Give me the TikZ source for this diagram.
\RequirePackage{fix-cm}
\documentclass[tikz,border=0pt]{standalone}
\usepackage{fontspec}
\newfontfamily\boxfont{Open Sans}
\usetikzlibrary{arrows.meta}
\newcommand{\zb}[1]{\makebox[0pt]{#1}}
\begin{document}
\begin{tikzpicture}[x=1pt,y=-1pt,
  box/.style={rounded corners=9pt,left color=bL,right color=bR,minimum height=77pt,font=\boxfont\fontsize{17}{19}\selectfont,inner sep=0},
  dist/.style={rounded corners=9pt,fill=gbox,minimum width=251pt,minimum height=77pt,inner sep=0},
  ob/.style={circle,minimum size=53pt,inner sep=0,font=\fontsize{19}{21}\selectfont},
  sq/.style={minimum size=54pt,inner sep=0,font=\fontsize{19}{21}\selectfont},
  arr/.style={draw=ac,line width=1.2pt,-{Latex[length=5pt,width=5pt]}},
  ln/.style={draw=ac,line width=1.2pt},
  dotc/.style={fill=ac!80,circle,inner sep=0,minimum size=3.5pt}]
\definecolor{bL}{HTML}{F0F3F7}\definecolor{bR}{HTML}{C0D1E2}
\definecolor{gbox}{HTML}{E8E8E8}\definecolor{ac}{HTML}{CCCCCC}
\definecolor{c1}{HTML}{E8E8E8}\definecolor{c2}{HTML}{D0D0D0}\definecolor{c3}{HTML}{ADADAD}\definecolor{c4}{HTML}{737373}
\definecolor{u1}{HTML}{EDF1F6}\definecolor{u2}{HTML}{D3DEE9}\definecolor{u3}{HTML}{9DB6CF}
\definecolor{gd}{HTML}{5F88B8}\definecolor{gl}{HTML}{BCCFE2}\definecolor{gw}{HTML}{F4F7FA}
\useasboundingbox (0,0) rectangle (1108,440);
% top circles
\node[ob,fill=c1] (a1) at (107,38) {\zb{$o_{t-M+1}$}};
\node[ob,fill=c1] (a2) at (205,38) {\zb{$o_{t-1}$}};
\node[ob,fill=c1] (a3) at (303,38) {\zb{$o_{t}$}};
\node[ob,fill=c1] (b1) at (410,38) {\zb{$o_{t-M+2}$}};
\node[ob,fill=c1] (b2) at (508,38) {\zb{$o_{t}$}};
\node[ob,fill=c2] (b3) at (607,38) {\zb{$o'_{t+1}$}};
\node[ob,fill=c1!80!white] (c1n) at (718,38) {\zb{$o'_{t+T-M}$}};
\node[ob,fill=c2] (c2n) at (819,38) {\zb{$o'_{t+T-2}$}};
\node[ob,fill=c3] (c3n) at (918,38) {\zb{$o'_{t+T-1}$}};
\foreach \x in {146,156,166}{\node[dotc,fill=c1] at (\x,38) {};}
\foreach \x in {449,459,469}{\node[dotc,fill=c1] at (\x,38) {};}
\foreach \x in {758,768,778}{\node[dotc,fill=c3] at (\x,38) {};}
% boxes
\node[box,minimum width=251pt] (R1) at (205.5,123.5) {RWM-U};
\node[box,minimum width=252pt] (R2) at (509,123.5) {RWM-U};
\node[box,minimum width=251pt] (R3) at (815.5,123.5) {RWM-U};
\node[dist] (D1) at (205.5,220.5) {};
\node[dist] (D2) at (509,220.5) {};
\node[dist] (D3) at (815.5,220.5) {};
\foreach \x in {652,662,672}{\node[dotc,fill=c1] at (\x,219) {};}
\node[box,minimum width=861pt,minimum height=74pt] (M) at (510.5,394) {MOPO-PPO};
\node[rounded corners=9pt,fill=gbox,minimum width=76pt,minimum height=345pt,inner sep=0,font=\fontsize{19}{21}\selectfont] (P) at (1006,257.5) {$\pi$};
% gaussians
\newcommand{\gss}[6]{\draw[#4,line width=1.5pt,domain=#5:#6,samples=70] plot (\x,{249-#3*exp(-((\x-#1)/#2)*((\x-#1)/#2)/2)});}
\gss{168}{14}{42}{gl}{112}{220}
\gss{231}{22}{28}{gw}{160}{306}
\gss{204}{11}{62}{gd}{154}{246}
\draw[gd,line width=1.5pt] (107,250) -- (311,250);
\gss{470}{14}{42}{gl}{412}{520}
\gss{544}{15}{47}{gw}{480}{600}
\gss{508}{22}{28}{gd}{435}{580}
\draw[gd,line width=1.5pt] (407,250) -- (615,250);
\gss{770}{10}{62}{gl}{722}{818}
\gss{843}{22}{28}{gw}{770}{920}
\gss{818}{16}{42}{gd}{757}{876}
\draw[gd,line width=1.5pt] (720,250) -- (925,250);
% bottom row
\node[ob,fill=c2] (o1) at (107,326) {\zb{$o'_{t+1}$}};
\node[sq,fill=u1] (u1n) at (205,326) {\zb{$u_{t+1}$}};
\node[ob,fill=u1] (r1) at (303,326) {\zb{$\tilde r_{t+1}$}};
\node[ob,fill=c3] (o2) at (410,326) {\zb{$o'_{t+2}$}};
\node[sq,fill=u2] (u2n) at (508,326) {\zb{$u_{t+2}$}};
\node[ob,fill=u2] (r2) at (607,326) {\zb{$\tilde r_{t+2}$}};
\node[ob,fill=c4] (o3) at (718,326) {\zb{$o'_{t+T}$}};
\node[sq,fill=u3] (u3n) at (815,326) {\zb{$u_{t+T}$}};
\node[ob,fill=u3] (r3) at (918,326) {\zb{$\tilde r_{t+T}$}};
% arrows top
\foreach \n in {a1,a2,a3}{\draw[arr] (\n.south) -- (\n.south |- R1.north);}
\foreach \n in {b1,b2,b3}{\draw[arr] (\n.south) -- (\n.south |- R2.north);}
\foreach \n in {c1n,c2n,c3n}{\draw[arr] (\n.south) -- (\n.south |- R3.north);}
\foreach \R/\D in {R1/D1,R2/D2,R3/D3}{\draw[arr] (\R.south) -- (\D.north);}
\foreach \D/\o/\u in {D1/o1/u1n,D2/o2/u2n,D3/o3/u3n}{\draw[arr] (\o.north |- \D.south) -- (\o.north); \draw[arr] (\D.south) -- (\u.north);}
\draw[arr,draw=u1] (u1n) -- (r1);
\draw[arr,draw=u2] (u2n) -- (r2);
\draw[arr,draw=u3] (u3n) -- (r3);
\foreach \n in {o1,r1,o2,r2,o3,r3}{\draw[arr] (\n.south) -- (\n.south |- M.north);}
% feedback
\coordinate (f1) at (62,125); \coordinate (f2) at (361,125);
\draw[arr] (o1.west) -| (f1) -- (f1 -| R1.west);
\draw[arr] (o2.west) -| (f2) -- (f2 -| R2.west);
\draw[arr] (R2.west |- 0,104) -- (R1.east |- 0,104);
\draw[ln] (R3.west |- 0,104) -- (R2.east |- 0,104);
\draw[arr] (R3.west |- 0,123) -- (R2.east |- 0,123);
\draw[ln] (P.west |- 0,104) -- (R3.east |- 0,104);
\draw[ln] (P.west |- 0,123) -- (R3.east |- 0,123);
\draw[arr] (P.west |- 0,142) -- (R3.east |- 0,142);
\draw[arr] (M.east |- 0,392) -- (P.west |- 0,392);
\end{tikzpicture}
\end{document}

^^^^^^^^^^^^^^^^

WHAT YOU WILL DO:
Make an exact copy of every line in the data.

SOLVED EXERCISE:
Give me the TikZ source for this diagram.
\RequirePackage{fix-cm}
\documentclass[tikz,border=0pt]{standalone}
\usepackage{fontspec}
\newfontfamily\boxfont{Open Sans}
\usetikzlibrary{arrows.meta}
\newcommand{\zb}[1]{\makebox[0pt]{#1}}
\begin{document}
\begin{tikzpicture}[x=1pt,y=-1pt,
  box/.style={rounded corners=9pt,left color=bL,right color=bR,minimum height=77pt,font=\boxfont\fontsize{17}{19}\selectfont,inner sep=0},
  dist/.style={rounded corners=9pt,fill=gbox,minimum width=251pt,minimum height=77pt,inner sep=0},
  ob/.style={circle,minimum size=53pt,inner sep=0,font=\fontsize{19}{21}\selectfont},
  sq/.style={minimum size=54pt,inner sep=0,font=\fontsize{19}{21}\selectfont},
  arr/.style={draw=ac,line width=1.2pt,-{Latex[length=5pt,width=5pt]}},
  ln/.style={draw=ac,line width=1.2pt},
  dotc/.style={fill=ac!80,circle,inner sep=0,minimum size=3.5pt}]
\definecolor{bL}{HTML}{F0F3F7}\definecolor{bR}{HTML}{C0D1E2}
\definecolor{gbox}{HTML}{E8E8E8}\definecolor{ac}{HTML}{CCCCCC}
\definecolor{c1}{HTML}{E8E8E8}\definecolor{c2}{HTML}{D0D0D0}\definecolor{c3}{HTML}{ADADAD}\definecolor{c4}{HTML}{737373}
\definecolor{u1}{HTML}{EDF1F6}\definecolor{u2}{HTML}{D3DEE9}\definecolor{u3}{HTML}{9DB6CF}
\definecolor{gd}{HTML}{5F88B8}\definecolor{gl}{HTML}{BCCFE2}\definecolor{gw}{HTML}{F4F7FA}
\useasboundingbox (0,0) rectangle (1108,440);
% top circles
\node[ob,fill=c1] (a1) at (107,38) {\zb{$o_{t-M+1}$}};
\node[ob,fill=c1] (a2) at (205,38) {\zb{$o_{t-1}$}};
\node[ob,fill=c1] (a3) at (303,38) {\zb{$o_{t}$}};
\node[ob,fill=c1] (b1) at (410,38) {\zb{$o_{t-M+2}$}};
\node[ob,fill=c1] (b2) at (508,38) {\zb{$o_{t}$}};
\node[ob,fill=c2] (b3) at (607,38) {\zb{$o'_{t+1}$}};
\node[ob,fill=c1!80!white] (c1n) at (718,38) {\zb{$o'_{t+T-M}$}};
\node[ob,fill=c2] (c2n) at (819,38) {\zb{$o'_{t+T-2}$}};
\node[ob,fill=c3] (c3n) at (918,38) {\zb{$o'_{t+T-1}$}};
\foreach \x in {146,156,166}{\node[dotc,fill=c1] at (\x,38) {};}
\foreach \x in {449,459,469}{\node[dotc,fill=c1] at (\x,38) {};}
\foreach \x in {758,768,778}{\node[dotc,fill=c3] at (\x,38) {};}
% boxes
\node[box,minimum width=251pt] (R1) at (205.5,123.5) {RWM-U};
\node[box,minimum width=252pt] (R2) at (509,123.5) {RWM-U};
\node[box,minimum width=251pt] (R3) at (815.5,123.5) {RWM-U};
\node[dist] (D1) at (205.5,220.5) {};
\node[dist] (D2) at (509,220.5) {};
\node[dist] (D3) at (815.5,220.5) {};
\foreach \x in {652,662,672}{\node[dotc,fill=c1] at (\x,219) {};}
\node[box,minimum width=861pt,minimum height=74pt] (M) at (510.5,394) {MOPO-PPO};
\node[rounded corners=9pt,fill=gbox,minimum width=76pt,minimum height=345pt,inner sep=0,font=\fontsize{19}{21}\selectfont] (P) at (1006,257.5) {$\pi$};
% gaussians
\newcommand{\gss}[6]{\draw[#4,line width=1.5pt,domain=#5:#6,samples=70] plot (\x,{249-#3*exp(-((\x-#1)/#2)*((\x-#1)/#2)/2)});}
\gss{168}{14}{42}{gl}{112}{220}
\gss{231}{22}{28}{gw}{160}{306}
\gss{204}{11}{62}{gd}{154}{246}
\draw[gd,line width=1.5pt] (107,250) -- (311,250);
\gss{470}{14}{42}{gl}{412}{520}
\gss{544}{15}{47}{gw}{480}{600}
\gss{508}{22}{28}{gd}{435}{580}
\draw[gd,line width=1.5pt] (407,250) -- (615,250);
\gss{770}{10}{62}{gl}{722}{818}
\gss{843}{22}{28}{gw}{770}{920}
\gss{818}{16}{42}{gd}{757}{876}
\draw[gd,line width=1.5pt] (720,250) -- (925,250);
% bottom row
\node[ob,fill=c2] (o1) at (107,326) {\zb{$o'_{t+1}$}};
\node[sq,fill=u1] (u1n) at (205,326) {\zb{$u_{t+1}$}};
\node[ob,fill=u1] (r1) at (303,326) {\zb{$\tilde r_{t+1}$}};
\node[ob,fill=c3] (o2) at (410,326) {\zb{$o'_{t+2}$}};
\node[sq,fill=u2] (u2n) at (508,326) {\zb{$u_{t+2}$}};
\node[ob,fill=u2] (r2) at (607,326) {\zb{$\tilde r_{t+2}$}};
\node[ob,fill=c4] (o3) at (718,326) {\zb{$o'_{t+T}$}};
\node[sq,fill=u3] (u3n) at (815,326) {\zb{$u_{t+T}$}};
\node[ob,fill=u3] (r3) at (918,326) {\zb{$\tilde r_{t+T}$}};
% arrows top
\foreach \n in {a1,a2,a3}{\draw[arr] (\n.south) -- (\n.south |- R1.north);}
\foreach \n in {b1,b2,b3}{\draw[arr] (\n.south) -- (\n.south |- R2.north);}
\foreach \n in {c1n,c2n,c3n}{\draw[arr] (\n.south) -- (\n.south |- R3.north);}
\foreach \R/\D in {R1/D1,R2/D2,R3/D3}{\draw[arr] (\R.south) -- (\D.north);}
\foreach \D/\o/\u in {D1/o1/u1n,D2/o2/u2n,D3/o3/u3n}{\draw[arr] (\o.north |- \D.south) -- (\o.north); \draw[arr] (\D.south) -- (\u.north);}
\draw[arr,draw=u1] (u1n) -- (r1);
\draw[arr,draw=u2] (u2n) -- (r2);
\draw[arr,draw=u3] (u3n) -- (r3);
\foreach \n in {o1,r1,o2,r2,o3,r3}{\draw[arr] (\n.south) -- (\n.south |- M.north);}
% feedback
\coordinate (f1) at (62,125); \coordinate (f2) at (361,125);
\draw[arr] (o1.west) -| (f1) -- (f1 -| R1.west);
\draw[arr] (o2.west) -| (f2) -- (f2 -| R2.west);
\draw[arr] (R2.west |- 0,104) -- (R1.east |- 0,104);
\draw[ln] (R3.west |- 0,104) -- (R2.east |- 0,104);
\draw[arr] (R3.west |- 0,123) -- (R2.east |- 0,123);
\draw[ln] (P.west |- 0,104) -- (R3.east |- 0,104);
\draw[ln] (P.west |- 0,123) -- (R3.east |- 0,123);
\draw[arr] (P.west |- 0,142) -- (R3.east |- 0,142);
\draw[arr] (M.east |- 0,392) -- (P.west |- 0,392);
\end{tikzpicture}
\end{document}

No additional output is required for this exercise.